А я ему опять возражал: твоя-то предполагает полноту, она конечна, а моя бесконечна по определению и никакой полноты не предполагает.

Недалеко от моего дома, на Ленинградском проспекте есть авиакасса, где цены подороже, а потому нет очереди. На стене (белая стена после того, что у нас именуется "евроремонтом") желтенькая грамота: сия организация участвует в какой-то всемирной программе типа "Книги - слепым детям". Вот сообщения, способные выпрастываться из стен, но это не буквы для детей, а только похвальба фирмы.

24.07.97.

Мартина, это опять я. Продолжаю писать тебе письмо.

Из событий.
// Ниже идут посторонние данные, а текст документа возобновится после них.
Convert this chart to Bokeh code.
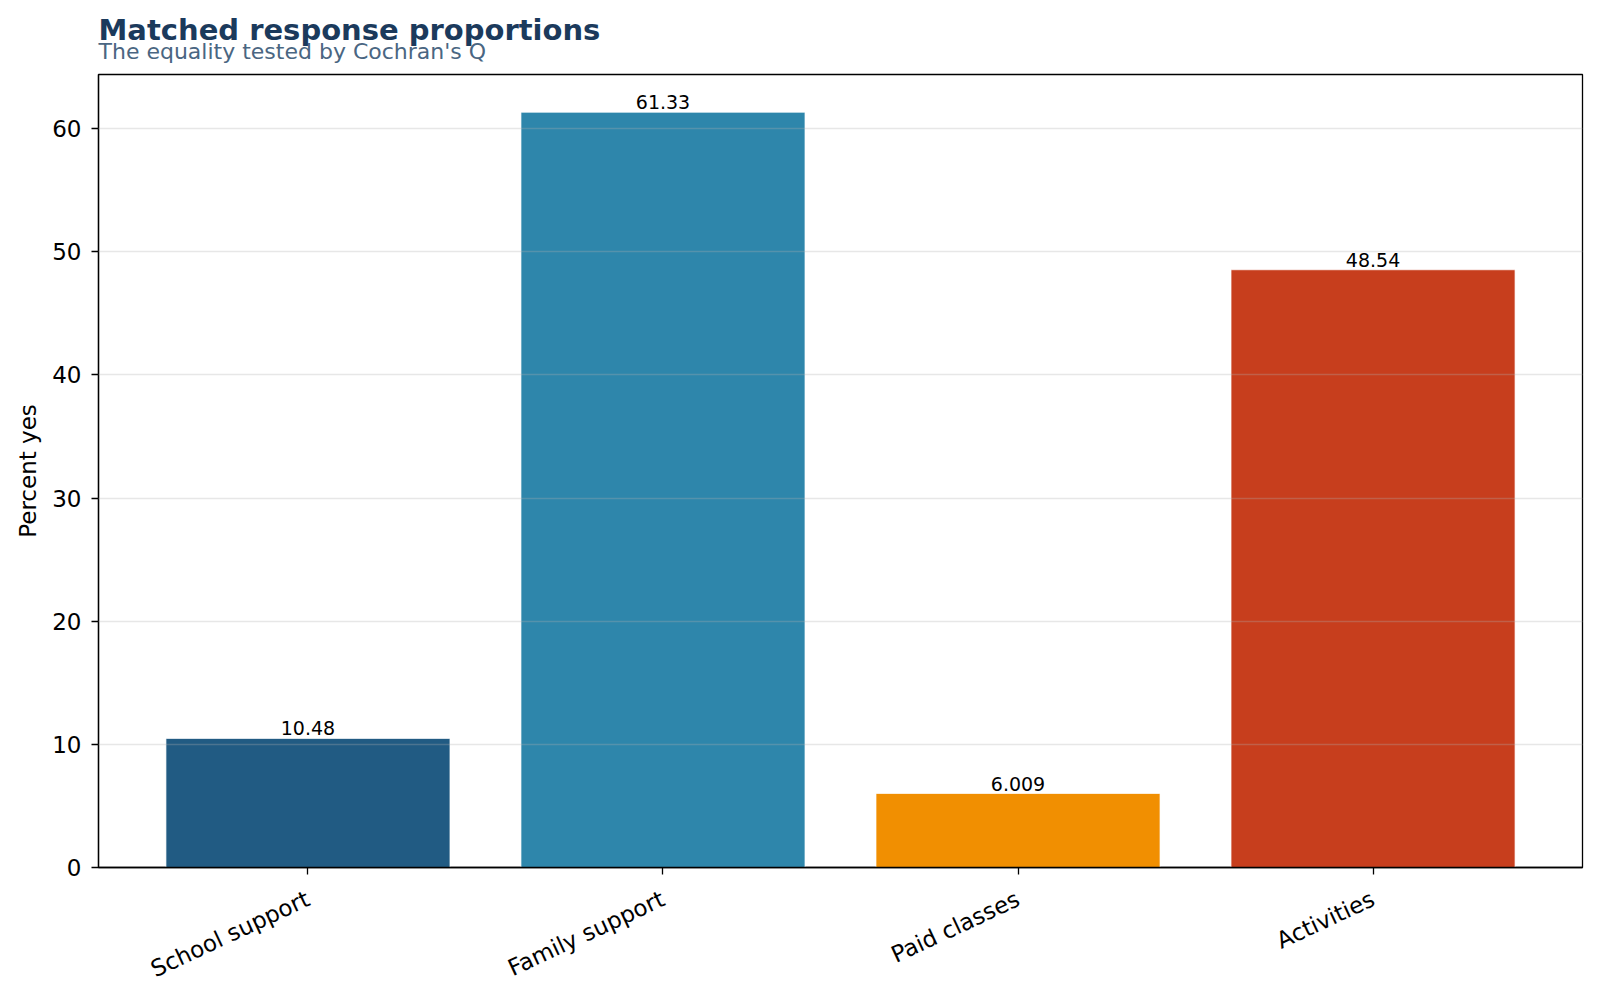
import math
from bokeh.plotting import figure
from bokeh.models import ColumnDataSource, FactorRange, Range1d, Title, FixedTicker
from bokeh.core.properties import value
from bokeh.embed import file_html
from bokeh.resources import INLINE

categories = ["School support", "Family support", "Paid classes", "Activities"]
percent_yes = [10.48, 61.33, 6.009, 48.54]
value_labels = ["10.48", "61.33", "6.009", "48.54"]
bar_colors = ["#215B83", "#2E86AB", "#F18F01", "#C73E1D"]
y_ticks = [0, 10, 20, 30, 40, 50, 60]

FONT = "DejaVu Sans"

src = ColumnDataSource(dict(cat=categories, val=percent_yes, lab=value_labels, color=bar_colors))

p = figure(width=1600, height=1000,
           x_range=FactorRange(*categories, range_padding=0.045),
           y_range=Range1d(0, max(percent_yes) * 1.05),
           output_backend="svg", toolbar_location=None, title=None,
           min_border_left=98, min_border_right=18, min_border_top=74, min_border_bottom=133)

p.vbar(x="cat", top="val", width=0.8, source=src, fill_color="color",
       line_color="white", line_width=0.7)

p.text(x="cat", y="val", text="lab", source=src, text_align="center",
       text_baseline="alphabetic", y_offset=-10, text_font_size="19px",
       text_font=value(FONT), text_color="black")

sub = Title(text="The equality tested by Cochran's Q", align="left",
            text_font=FONT, text_font_size="22px", text_font_style="normal",
            text_color="#4a6682", standoff=22)
p.add_layout(sub, "above")
main = Title(text="Matched response proportions", align="left",
             text_font=FONT, text_font_size="29px", text_font_style="bold",
             text_color="#1B3A5C", standoff=-42)
p.add_layout(main, "above")

p.yaxis.ticker = FixedTicker(ticks=y_ticks)
p.yaxis.axis_label = "Percent yes"
p.yaxis.axis_label_standoff = 8
for ax in (p.xaxis, p.yaxis):
    ax.axis_label_text_font = FONT
    ax.axis_label_text_font_size = "23px"
    ax.axis_label_text_font_style = "normal"
    ax.axis_label_text_color = "black"
    ax.major_label_text_font = FONT
    ax.major_label_text_font_size = "23px"
    ax.major_label_text_color = "black"
    ax.major_tick_out = 7
    ax.major_tick_in = 0
    ax.minor_tick_line_color = None
    ax.axis_line_width = 1.3
    ax.major_tick_line_width = 1.3
    ax.axis_line_color = "black"
    ax.major_tick_line_color = "black"
p.yaxis.major_label_standoff = 10
p.xaxis.major_label_standoff = 23
p.xaxis.major_label_orientation = math.radians(25)

p.outline_line_color = "black"
p.outline_line_width = 1.3
p.outline_line_alpha = 1.0
p.xgrid.grid_line_color = None
p.ygrid.grid_line_color = "#b0b0b0"
p.ygrid.grid_line_alpha = 0.3
p.ygrid.grid_line_width = 1.7
p.ygrid.level = "overlay"
p.ygrid.ticker = FixedTicker(ticks=y_ticks)

open("out.html", "w").write(file_html(p, INLINE))
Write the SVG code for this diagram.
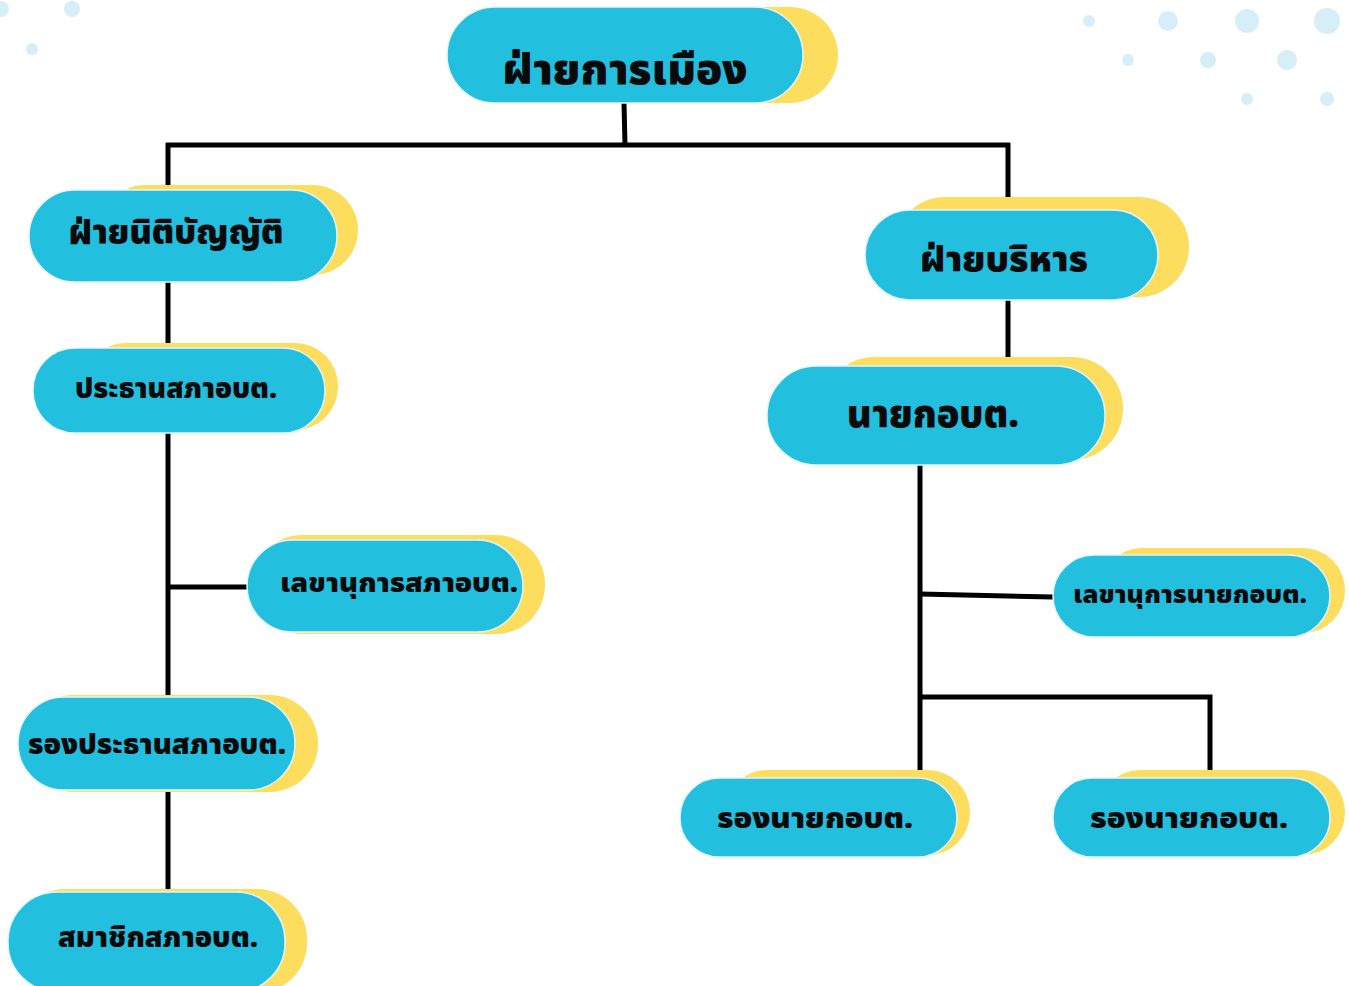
<svg xmlns="http://www.w3.org/2000/svg" width="1349" height="986" viewBox="0 0 1349 986">
<style>
.y{fill:#FCDD5D}
.c{fill:#22BFDF;stroke:#E4F6FB;stroke-width:1.5}
.t{font-family:"Noto Sans Thai","Noto Sans","DejaVu Sans",sans-serif;font-weight:900;fill:#0a0a0a;text-anchor:middle}
.l{fill:none;stroke:#000;stroke-width:5}
.d{fill:#D6EEF7}
</style>
<rect width="1349" height="986" fill="#fff"/>
<g id="dots">
<circle class="d" cx="1" cy="9" r="8"/><circle class="d" cx="72" cy="9" r="8"/><circle class="d" cx="32" cy="49" r="6"/>
<circle class="d" cx="1089" cy="21" r="6"/><circle class="d" cx="1168" cy="21" r="10"/><circle class="d" cx="1247" cy="21" r="12"/><circle class="d" cx="1327" cy="21" r="13"/>
<circle class="d" cx="1128" cy="60" r="6"/><circle class="d" cx="1208" cy="60" r="8"/><circle class="d" cx="1287" cy="60" r="10"/>
<circle class="d" cx="1247" cy="99" r="6"/><circle class="d" cx="1327" cy="99" r="7"/>
</g>
<g id="connectors">
<path class="l" d="M624,103 L625,145"/>
<path class="l" d="M166,145 H1010"/>
<path class="l" d="M168,143 V190"/>
<path class="l" d="M1008,143 V210"/>
<path class="l" d="M168,282 V348"/>
<path class="l" d="M168,433 V697"/>
<path class="l" d="M168,587 H247"/>
<path class="l" d="M168,790 V892"/>
<path class="l" d="M1008,300 V366"/>
<path class="l" d="M920,465 V778"/>
<path class="l" d="M920,594 L1053,597"/>
<path class="l" d="M920,697 H1210 V770"/>
</g>
<g id="n-politics">
<rect class="y" x="480" y="7" width="358" height="96" rx="48"/>
<rect class="c" x="447" y="7" width="356" height="96" rx="48"/>
<text class="t" x="625" y="84" font-size="42" textLength="245" lengthAdjust="spacingAndGlyphs">ฝ่ายการเมือง</text>
</g>
<g id="n-legislative">
<rect class="y" x="100" y="185" width="258" height="90" rx="45"/>
<rect class="c" x="29" y="190" width="308" height="92" rx="46"/>
<text class="t" x="176" y="244" font-size="33" textLength="215" lengthAdjust="spacingAndGlyphs">ฝ่ายนิติบัญญัติ</text>
</g>
<g id="n-executive">
<rect class="y" x="895" y="197" width="294" height="100" rx="50"/>
<rect class="c" x="865" y="210" width="293" height="90" rx="45"/>
<text class="t" x="1004" y="271" font-size="35" textLength="168" lengthAdjust="spacingAndGlyphs">ฝ่ายบริหาร</text>
</g>
<g id="n-council-chair">
<rect class="y" x="83" y="343" width="255" height="87" rx="43"/>
<rect class="c" x="33" y="348" width="292" height="85" rx="42"/>
<text class="t" x="176" y="398" font-size="28" textLength="202" lengthAdjust="spacingAndGlyphs">ประธานสภาอบต.</text>
</g>
<g id="n-council-secretary">
<rect class="y" x="253" y="535" width="292" height="99" rx="49"/>
<rect class="c" x="247" y="540" width="276" height="92" rx="46"/>
<text class="t" x="399" y="592" font-size="27" textLength="238" lengthAdjust="spacingAndGlyphs">เลขานุการสภาอบต.</text>
</g>
<g id="n-council-vice">
<rect class="y" x="25" y="695" width="293" height="97" rx="48"/>
<rect class="c" x="18" y="697" width="277" height="93" rx="46"/>
<text class="t" x="157" y="754" font-size="28" textLength="258" lengthAdjust="spacingAndGlyphs">รองประธานสภาอบต.</text>
</g>
<g id="n-council-member">
<rect class="y" x="15" y="889" width="292" height="104" rx="50"/>
<rect class="c" x="8" y="892" width="277" height="100" rx="49"/>
<text class="t" x="158" y="947" font-size="28" textLength="200" lengthAdjust="spacingAndGlyphs">สมาชิกสภาอบต.</text>
</g>
<g id="n-mayor">
<rect class="y" x="823" y="357" width="300" height="103" rx="51"/>
<rect class="c" x="767" y="366" width="338" height="99" rx="49"/>
<text class="t" x="933" y="427" font-size="38" textLength="172" lengthAdjust="spacingAndGlyphs">นายกอบต.</text>
</g>
<g id="n-mayor-secretary">
<rect class="y" x="1100" y="548" width="245" height="85" rx="42"/>
<rect class="c" x="1053" y="555" width="277" height="82" rx="41"/>
<text class="t" x="1190" y="603" font-size="25" textLength="234" lengthAdjust="spacingAndGlyphs">เลขานุการนายกอบต.</text>
</g>
<g id="n-vice-mayor-1">
<rect class="y" x="725" y="770" width="245" height="85" rx="42"/>
<rect class="c" x="680" y="778" width="277" height="79" rx="39"/>
<text class="t" x="815" y="828" font-size="29" textLength="196" lengthAdjust="spacingAndGlyphs">รองนายกอบต.</text>
</g>
<g id="n-vice-mayor-2">
<rect class="y" x="1098" y="770" width="247" height="85" rx="42"/>
<rect class="c" x="1053" y="778" width="277" height="79" rx="39"/>
<text class="t" x="1189" y="828" font-size="29" textLength="198" lengthAdjust="spacingAndGlyphs">รองนายกอบต.</text>
</g>
</svg>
На острове Хоккайдо для коров теперь устанавливают такие объекты: колесо на палке с моторчиком примерно в метре-полутора от земли, и привязаны к колесу веники из сена-соломы. Колесо крутится. Корова подходит под поставляж, и веник чешет ей спину. Заодно это работает как вентилятор. Коровы довольны, их тусуется вокруг прибора штук пятьдесят, мурлыкают, подставляют спину и бока под чес. И мясо у них после мягче.

Это зрелище удивляет неожиданной расстановкой фигур (коровушки вокруг эдакой конструкции), эффектным сочленением технологии и мирной природы, но ведь сама фраза о сочленении технологии и мирной природы уже литература, уже концептуализация, уже апелляция к эффекту, находящемуся вне акта зрения.

Я не помню, насколько давно меня беспокоит проблема сложности или невозможности прямого, что ли, взгляда, не очень опосредованного культурными спекуляциями.

Я не стану повторять формулу Подороги "прямо смотрит только Бог", дабы избежать генерализации своего личного аффекта (или кружкового свойства: можно ведь сказать, что это вшивые интеллектуалы смотрят сквозь наборчики призм, а нормальные люди так не поступают), но смешно, что отказ здесь играет роль согласия: формулу я уже повторил.